This is the third in a series of posts on New Year’s resolutions…and on giving ourselves a fighting chance to keep them. How? By making resolutions that involve giving up efforts that dissipate our energy and enthusiasm while returning little or no satisfaction in the bargain. So far we’ve vowed that when we find ourselves in a hole we’ll quit digging, and we won’t chase after goals that are unrealistic.
But what about realizing those aspirational goals that seem unattainable but which are so hardwired into our sense of purpose and our souls that we can’t (and shouldn’t!) give up? We resonate with Thoreau’s powerful, encouraging quote: “go confidently in the direction of your dreams! Live the life you’ve imagined.” Are there practical ways to live this out?
Actually, Thoreau himself offered one. His quote is frequently taken out of context. In the next line, he goes on to say this: “As you simplify your life, the laws of the universe will be simpler.”
Hmm. Pretty deep. A range of interpretation possible here, and you and I should certainly take free rein.
But perhaps, given our present context, we could start by taking at face value his invitation for us to simplify our lives. Perhaps he remembered the words of Hebrews 12:1: “since we are surrounded by such a great cloud of witnesses, let us throw off everything that hinders…and let us run with endurance the race marked out for us…”
If you and I are honest with ourselves, we realize we’re carrying a lot of baggage with us everywhere we go. Our military confronts this problem. Today’s infantryman can find himself in a combat zone carrying between 60-120 pounds of weapons, electronics, armor, and other equipment. Defense Department staff and contractors alike are losing sleep in efforts to reduce this weight, by even as little as an ounce here and an ounce there. You and I aren’t carrying that many extra pounds around (or maybe we are, given the popularity of dieting resolutions) – but even so, we carry other baggage of other kinds in our lives and work. Self-imposed rituals and habits chew up large amounts of our day. Administrative tasks take us away from the jobs at which we’re skilled and for which we’ve been trained. Some of our baggage is psychological, attitudinal. We’ve talked ourselves into an unhealthy distaste for much of what we’re doing.
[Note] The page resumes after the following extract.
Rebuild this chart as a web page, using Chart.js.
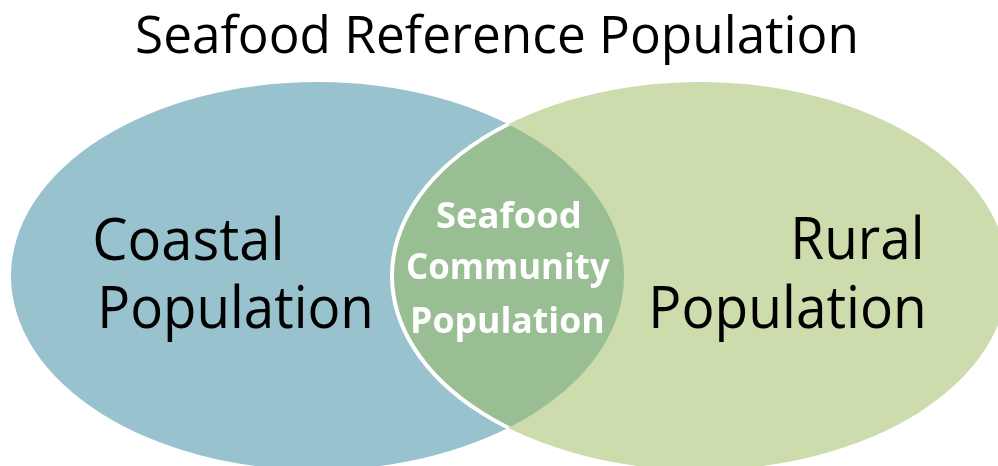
<!DOCTYPE html>
<html>
<head>
<meta charset="utf-8">
<script src="https://cdn.jsdelivr.net/npm/chart.js@4"></script>
<style>
  html, body { margin: 0; padding: 0; background: #ffffff; }
  #wrap { width: 998px; height: 466px; position: relative; }
</style>
</head>
<body>
<div id="wrap"><canvas id="c" width="998" height="466"></canvas></div>
<script>
// ---- data ----
const chartTitle = 'Seafood Reference Population';
const setNames = ['Coastal Population', 'Rural Population'];
const setLines = [['Coastal', 'Population'], ['Rural', 'Population']];
const overlapLines = ['Seafood', 'Community', 'Population'];
// ellipse centres and half-axes, in chart units
const centerX = [317.5, 700];
const centerY = [276, 276];
const halfWidth = [306.5, 308];
const halfHeight = [194, 194];

// ---- styles ----
const fillColors = ['#98c2ce', '#cddcad'];
const overlapColor = '#9abe94';

const textLayout = {
  title: { left: 137, right: 855, baseline: 53, cap: 38, weight: '400', color: '#000' },
  sets: [
    [ { left: 95, right: 280, baseline: 260, cap: 43 }, { left: 102, right: 370, baseline: 328, cap: 43 } ],
    [ { left: 795, right: 920, baseline: 259, cap: 43 }, { left: 653, right: 923, baseline: 328, cap: 43 } ]
  ],
  overlap: [
    { left: 437, right: 580, baseline: 228, cap: 26 },
    { left: 408, right: 610, baseline: 279, cap: 26 },
    { left: 413, right: 603, baseline: 333, cap: 26 }
  ]
};

function drawFitted(ctx, text, box, weight, color, family) {
  ctx.save();
  ctx.font = weight + ' 100px ' + family;
  const capAsc = ctx.measureText('H').actualBoundingBoxAscent || 71;
  const size = 100 * box.cap / capAsc;
  ctx.font = weight + ' ' + size + 'px ' + family;
  ctx.textAlign = 'left';
  ctx.textBaseline = 'alphabetic';
  const m = ctx.measureText(text);
  const inkW = m.actualBoundingBoxLeft + m.actualBoundingBoxRight;
  const sx = (box.right - box.left) / inkW;
  ctx.translate(box.left, box.baseline);
  ctx.scale(sx, 1);
  ctx.fillStyle = color;
  ctx.fillText(text, m.actualBoundingBoxLeft, 0);
  ctx.restore();
}

const vennPlugin = {
  id: 'venn',
  afterDatasetsDraw(chart) {
    const ctx = chart.ctx;
    const xs = chart.scales.x, ys = chart.scales.y;
    const ells = chart.data.datasets.map(ds => {
      const p = ds.data[0];
      const cx = xs.getPixelForValue(p.x), cy = ys.getPixelForValue(p.y);
      const rx = Math.abs(xs.getPixelForValue(p.x + p.rx) - cx);
      const ry = Math.abs(ys.getPixelForValue(p.y + p.ry) - cy);
      return { cx, cy, rx, ry, color: ds.backgroundColor };
    });
    const path = e => { ctx.beginPath(); ctx.ellipse(e.cx, e.cy, e.rx, e.ry, 0, 0, Math.PI * 2); };
    ctx.save();
    // set fills
    ells.forEach(e => { path(e); ctx.fillStyle = e.color; ctx.fill(); });
    // overlap
    ctx.save();
    path(ells[0]); ctx.clip();
    path(ells[1]); ctx.fillStyle = overlapColor; ctx.fill();
    ctx.lineWidth = 4; ctx.strokeStyle = '#ffffff'; ctx.stroke();
    ctx.restore();
    ctx.restore();

    const fam = '"Open Sans", "Noto Sans", sans-serif';
    drawFitted(ctx, chartTitle, textLayout.title, '400', '#000000', fam);
    setLines.forEach((lines, i) => lines.forEach((t, j) =>
      drawFitted(ctx, t, textLayout.sets[i][j], '400', '#000000', fam)));
    overlapLines.forEach((t, j) =>
      drawFitted(ctx, t, textLayout.overlap[j], '700', '#ffffff', fam));
  }
};

const datasets = setNames.map((name, i) => ({
  label: name,
  data: [{ x: centerX[i], y: centerY[i], rx: halfWidth[i], ry: halfHeight[i] }],
  backgroundColor: fillColors[i],
  pointRadius: 0,
  pointHoverRadius: 0
}));

new Chart(document.getElementById('c'), {
  type: 'scatter',
  data: { datasets },
  options: {
    responsive: false,
    animation: false,
    devicePixelRatio: 1,
    layout: { padding: 0 },
    plugins: { legend: { display: false }, title: { display: false }, tooltip: { enabled: false } },
    scales: {
      x: { type: 'linear', min: 0, max: 998, display: false },
      y: { type: 'linear', min: 0, max: 466, reverse: true, display: false }
    }
  },
  plugins: [vennPlugin]
});
</script>
</body>
</html>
Thoreau invites us to take time for a frank appraisal of all this, shuck as much of it as possible, and travel light.
“Great, Bill. You’re inviting us to get rid of excess baggage, distractions, wrong-headed and misdirected efforts. But give us something positive. What about some help with the things we want to do?”
Thoreau offers advice for that as well. Go back to his invitation. Read the fine print. He doesn’t say, “Set goals for yourselves that will frustrate you.”
He encourages us instead to set a direction. And head that way. He says nothing about arriving. And in the year 2012, realistically, that’s just as well. For most of us, the average day will be nothing but setbacks, delays, frustrations, reverses. In such a world, the most important thing? Maintain our bearings.
Here’s a final tip…one Thoreau doesn’t make explicit, but which he’d fully support. Exchange your unrealistic goal of accomplishing something – anything – by yourself, for the much more enriching and satisfying goal of accomplishing a common goal in collaboration with others. You hunger for just a little encouragement? Well so do those around you. Give it to them, and in generous measure. Mentor them. Coach them. Put their interests ahead of your own. Share with them why the direction you and they are going matters. Help them see progress even when it’s difficult to find.
We’re not talking hundreds of people here. Work with a small number…just a handful. But share with each of them the value and culture of working themselves to encourage another handful. Do this, and two things will happen. In the short run, you’ll be so lost in the joy and satisfaction of it that you’ll forget the frustration of failing to meet your goals. Longer term, you will see amazing accomplishment, significant and meaningful change. Your original purpose will at most be barely visible in the result, but that’s because your original purpose has been supplemented by something far superior – transformed and remade by others’ new ideas and creativity into accomplishment and change far better and more enduring than you could have imagined on your own.
2012? It’s going to be a good year.
As an interesting [at least to me] add-on to your line of thought, yesterday I read a very relevant post on the Harvard Business Review site called “Developing Mindful Leaders.” The author makes the point that personal development [and isn’t that really what New Year’s resolutions are all about] is hard to accomplish alone: “People grow best in communities.” While the article is about personnel development, it can be applied to personal, and community, development as well.